The fact of the matter is, however, that blame was never apportioned, reforms never came true; protesters fell silent once the crisis was over, and the organizations repositioned themselves until the following failure – today's crash, the worst crisis since the 30s.

Let us then review what the providers of official development assistance were up to after having learned the lessons from such crises.

Since the innovative financial instruments (asset/mortgage-backed securities, hedge funds, etc.) are the source of the current collective disaster, we have chosen to discuss the active encouragement by the World Bank of capital markets opening to, and use of, such instruments.
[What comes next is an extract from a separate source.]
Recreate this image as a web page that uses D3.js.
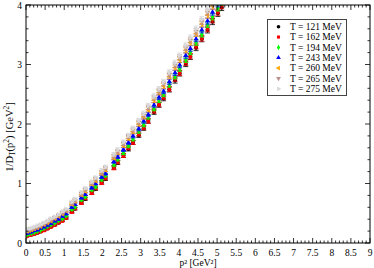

The international organizations themselves recognize the fact that such financial instruments are complex and hard to value – or even to supervise "in part because financial markets have gotten extremely interconnected and sophisticated so that it is hard to know who is actually bearing the ultimate risk," and it will be "challenging to find workable, practical ways to correct entrenched incentives and structures – both in the marketplace and in regulatory and supervisory systems – that have led to a deep disruption of financial intermediation."

So far no one can even discern whether such instruments will ease or deepen the crisis, or whether some time, under a still undefined regulation and supervision framework, help the economies and peoples, or be instrumental to financial speculation.

However, right in the middle of the crisis, the World Bank – after having for a long decade promoted use of such financial products by virtually nonregulated non-bank financial institutions – has hosted a seminar in Eastern Europe to market such financial intermediation model among the region's nations, some of which are amongst the most hardly hit by the crisis and seekers of IMF's emergency loans.

First of all, let us just remind the reader the WB is a public international organization and a multilateral development bank financed with public monies from the taxpayers of both rich and poor countries. It has 10,000 staff members, and an administrative budget of around US$2,100 million a year. Its mission, under the institution's Articles of Agreement, involves facilitating the investment of capital for productive purposes, promote private foreign investment and finance for productive purposes and the long-range balanced growth of international trade, by encouraging international investment for the development of the productive resources of members and conduct its operations with due regard to the effect of international investment on business conditions in the territories of members.